▶ WHAT THE EXERCISE ASKS:
Leave out the pictures, then reproduce the rest of the material exactly.

▶ DATASET SECTION:

◆ ◆ ◆ ◆ ◆

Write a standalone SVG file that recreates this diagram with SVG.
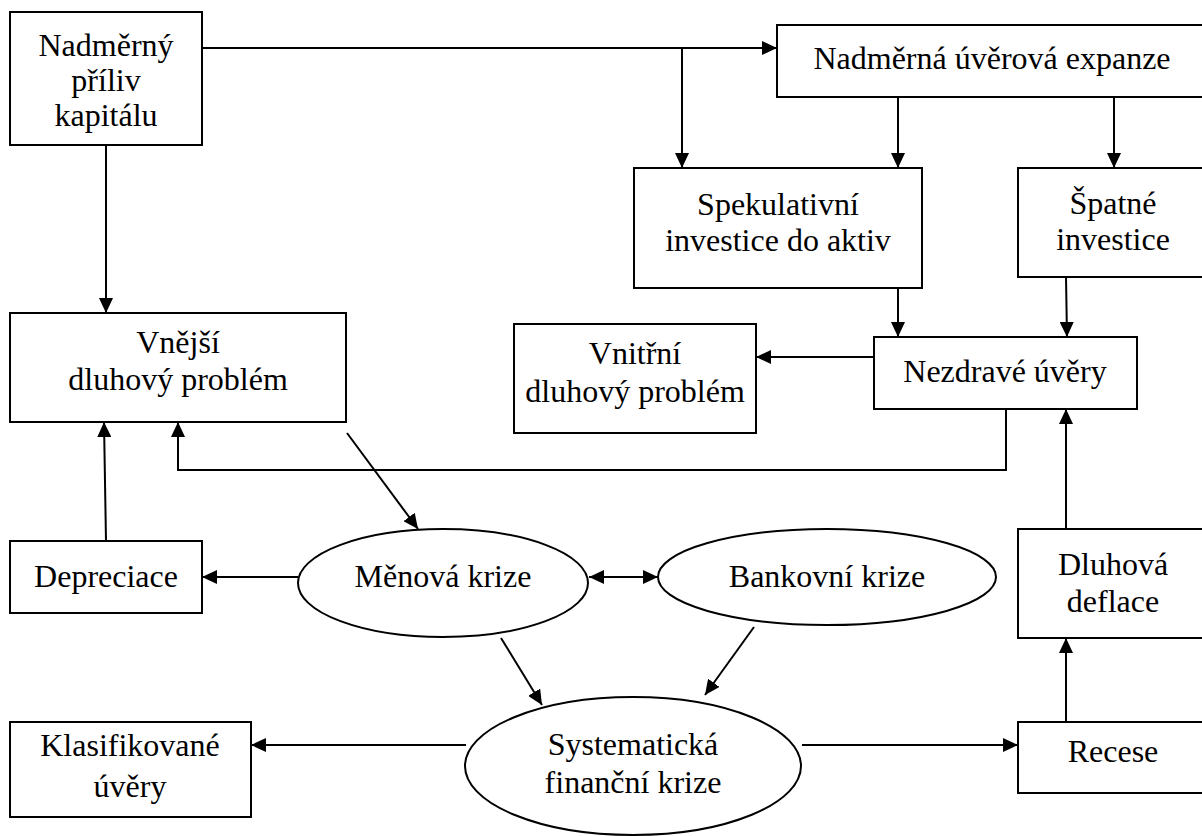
<svg xmlns="http://www.w3.org/2000/svg" width="1202" height="836" viewBox="0 0 1202 836">
<defs>
<style>
.box{fill:#fff;stroke:#000;stroke-width:2}
.ell{fill:#fff;stroke:#000;stroke-width:2}
.t{font-family:"Liberation Serif","Times New Roman",serif;font-size:32px;fill:#000;text-anchor:middle}
.c{fill:none;stroke:#000;stroke-width:2}
.a{marker-end:url(#ah)}
</style>
<marker id="ah" markerUnits="userSpaceOnUse" markerWidth="16" markerHeight="14" refX="15" refY="7" orient="auto">
<path d="M0,0 L15,7 L0,14 z" fill="#000"/>
</marker>
<marker id="as" markerUnits="userSpaceOnUse" markerWidth="16" markerHeight="14" refX="0" refY="7" orient="auto">
<path d="M15,0 L0,7 L15,14 z" fill="#000"/>
</marker>
</defs>
<rect width="1202" height="836" fill="#fff"/>

<g id="connectors">
<path class="c a" d="M202,48 H777"/>
<path class="c a" d="M682,48 V168"/>
<path class="c a" d="M106,145 V313"/>
<path class="c a" d="M898,97 V168"/>
<path class="c a" d="M1114,97 V168"/>
<path class="c a" d="M898,288 V337"/>
<path class="c a" d="M1066,277 L1067,337"/>
<path class="c a" d="M874,357 H756"/>
<path class="c a" d="M1006,409 V470 H178 V422"/>
<path class="c a" d="M347,433 L418,529"/>
<path class="c a" d="M106,541 L104,422"/>
<path class="c a" d="M298,577 H202"/>
<path class="c a" d="M589,577 H658" style="marker-start:url(#as)"/>
<path class="c a" d="M501,638 L542,705"/>
<path class="c a" d="M754,627 L705,695"/>
<path class="c a" d="M466,745 H251"/>
<path class="c a" d="M802,745 H1018"/>
<path class="c a" d="M1066,722 V638"/>
<path class="c a" d="M1066,529 V409"/>
</g>

<g id="n_priliv">
<rect class="box" x="10" y="12" width="192" height="133"/>
<text class="t" x="106" y="56">Nadměrný</text>
<text class="t" x="106" y="91">příliv</text>
<text class="t" x="106" y="126">kapitálu</text>
</g>
<g id="n_expanze">
<rect class="box" x="777" y="25" width="440" height="72"/>
<text class="t" x="992" y="69">Nadměrná úvěrová expanze</text>
</g>
<g id="n_spekulativni">
<rect class="box" x="634" y="168" width="288" height="120"/>
<text class="t" x="778" y="215">Spekulativní</text>
<text class="t" x="778" y="251">investice do aktiv</text>
</g>
<g id="n_spatne">
<rect class="box" x="1018" y="168" width="200" height="109"/>
<text class="t" x="1113" y="214">Špatné</text>
<text class="t" x="1113" y="250">investice</text>
</g>
<g id="n_nezdrave">
<rect class="box" x="874" y="337" width="263" height="72"/>
<text class="t" x="1005" y="382">Nezdravé úvěry</text>
</g>
<g id="n_vnitrni">
<rect class="box" x="514" y="324" width="242" height="109"/>
<text class="t" x="635" y="364">Vnitřní</text>
<text class="t" x="635" y="402">dluhový problém</text>
</g>
<g id="n_vnejsi">
<rect class="box" x="10" y="313" width="336" height="109"/>
<text class="t" x="178" y="353">Vnější</text>
<text class="t" x="178" y="390">dluhový problém</text>
</g>
<g id="n_depreciace">
<rect class="box" x="10" y="541" width="192" height="72"/>
<text class="t" x="106" y="587">Depreciace</text>
</g>
<g id="n_menova">
<ellipse class="ell" cx="443" cy="583" rx="145" ry="54"/>
<text class="t" x="443" y="587">Měnová krize</text>
</g>
<g id="n_bankovni">
<ellipse class="ell" cx="827" cy="577" rx="169" ry="48"/>
<text class="t" x="827" y="587">Bankovní krize</text>
</g>
<g id="n_systematicka">
<ellipse class="ell" cx="633" cy="766" rx="168" ry="69"/>
<text class="t" x="633" y="755">Systematická</text>
<text class="t" x="633" y="793">finanční krize</text>
</g>
<g id="n_klasifikovane">
<rect class="box" x="10" y="722" width="241" height="95"/>
<text class="t" x="130" y="756">Klasifikované</text>
<text class="t" x="130" y="797">úvěry</text>
</g>
<g id="n_recese">
<rect class="box" x="1018" y="722" width="200" height="71"/>
<text class="t" x="1113" y="762">Recese</text>
</g>
<g id="n_dluhova">
<rect class="box" x="1018" y="529" width="200" height="109"/>
<text class="t" x="1113" y="575">Dluhová</text>
<text class="t" x="1113" y="612">deflace</text>
</g>
</svg>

◆ ◆ ◆ ◆ ◆

▶ EXERCISE OUTPUT:
Write a standalone SVG file that recreates this diagram with SVG.
<svg xmlns="http://www.w3.org/2000/svg" width="1202" height="836" viewBox="0 0 1202 836">
<defs>
<style>
.box{fill:#fff;stroke:#000;stroke-width:2}
.ell{fill:#fff;stroke:#000;stroke-width:2}
.t{font-family:"Liberation Serif","Times New Roman",serif;font-size:32px;fill:#000;text-anchor:middle}
.c{fill:none;stroke:#000;stroke-width:2}
.a{marker-end:url(#ah)}
</style>
<marker id="ah" markerUnits="userSpaceOnUse" markerWidth="16" markerHeight="14" refX="15" refY="7" orient="auto">
<path d="M0,0 L15,7 L0,14 z" fill="#000"/>
</marker>
<marker id="as" markerUnits="userSpaceOnUse" markerWidth="16" markerHeight="14" refX="0" refY="7" orient="auto">
<path d="M15,0 L0,7 L15,14 z" fill="#000"/>
</marker>
</defs>
<rect width="1202" height="836" fill="#fff"/>

<g id="connectors">
<path class="c a" d="M202,48 H777"/>
<path class="c a" d="M682,48 V168"/>
<path class="c a" d="M106,145 V313"/>
<path class="c a" d="M898,97 V168"/>
<path class="c a" d="M1114,97 V168"/>
<path class="c a" d="M898,288 V337"/>
<path class="c a" d="M1066,277 L1067,337"/>
<path class="c a" d="M874,357 H756"/>
<path class="c a" d="M1006,409 V470 H178 V422"/>
<path class="c a" d="M347,433 L418,529"/>
<path class="c a" d="M106,541 L104,422"/>
<path class="c a" d="M298,577 H202"/>
<path class="c a" d="M589,577 H658" style="marker-start:url(#as)"/>
<path class="c a" d="M501,638 L542,705"/>
<path class="c a" d="M754,627 L705,695"/>
<path class="c a" d="M466,745 H251"/>
<path class="c a" d="M802,745 H1018"/>
<path class="c a" d="M1066,722 V638"/>
<path class="c a" d="M1066,529 V409"/>
</g>

<g id="n_priliv">
<rect class="box" x="10" y="12" width="192" height="133"/>
<text class="t" x="106" y="56">Nadměrný</text>
<text class="t" x="106" y="91">příliv</text>
<text class="t" x="106" y="126">kapitálu</text>
</g>
<g id="n_expanze">
<rect class="box" x="777" y="25" width="440" height="72"/>
<text class="t" x="992" y="69">Nadměrná úvěrová expanze</text>
</g>
<g id="n_spekulativni">
<rect class="box" x="634" y="168" width="288" height="120"/>
<text class="t" x="778" y="215">Spekulativní</text>
<text class="t" x="778" y="251">investice do aktiv</text>
</g>
<g id="n_spatne">
<rect class="box" x="1018" y="168" width="200" height="109"/>
<text class="t" x="1113" y="214">Špatné</text>
<text class="t" x="1113" y="250">investice</text>
</g>
<g id="n_nezdrave">
<rect class="box" x="874" y="337" width="263" height="72"/>
<text class="t" x="1005" y="382">Nezdravé úvěry</text>
</g>
<g id="n_vnitrni">
<rect class="box" x="514" y="324" width="242" height="109"/>
<text class="t" x="635" y="364">Vnitřní</text>
<text class="t" x="635" y="402">dluhový problém</text>
</g>
<g id="n_vnejsi">
<rect class="box" x="10" y="313" width="336" height="109"/>
<text class="t" x="178" y="353">Vnější</text>
<text class="t" x="178" y="390">dluhový problém</text>
</g>
<g id="n_depreciace">
<rect class="box" x="10" y="541" width="192" height="72"/>
<text class="t" x="106" y="587">Depreciace</text>
</g>
<g id="n_menova">
<ellipse class="ell" cx="443" cy="583" rx="145" ry="54"/>
<text class="t" x="443" y="587">Měnová krize</text>
</g>
<g id="n_bankovni">
<ellipse class="ell" cx="827" cy="577" rx="169" ry="48"/>
<text class="t" x="827" y="587">Bankovní krize</text>
</g>
<g id="n_systematicka">
<ellipse class="ell" cx="633" cy="766" rx="168" ry="69"/>
<text class="t" x="633" y="755">Systematická</text>
<text class="t" x="633" y="793">finanční krize</text>
</g>
<g id="n_klasifikovane">
<rect class="box" x="10" y="722" width="241" height="95"/>
<text class="t" x="130" y="756">Klasifikované</text>
<text class="t" x="130" y="797">úvěry</text>
</g>
<g id="n_recese">
<rect class="box" x="1018" y="722" width="200" height="71"/>
<text class="t" x="1113" y="762">Recese</text>
</g>
<g id="n_dluhova">
<rect class="box" x="1018" y="529" width="200" height="109"/>
<text class="t" x="1113" y="575">Dluhová</text>
<text class="t" x="1113" y="612">deflace</text>
</g>
</svg>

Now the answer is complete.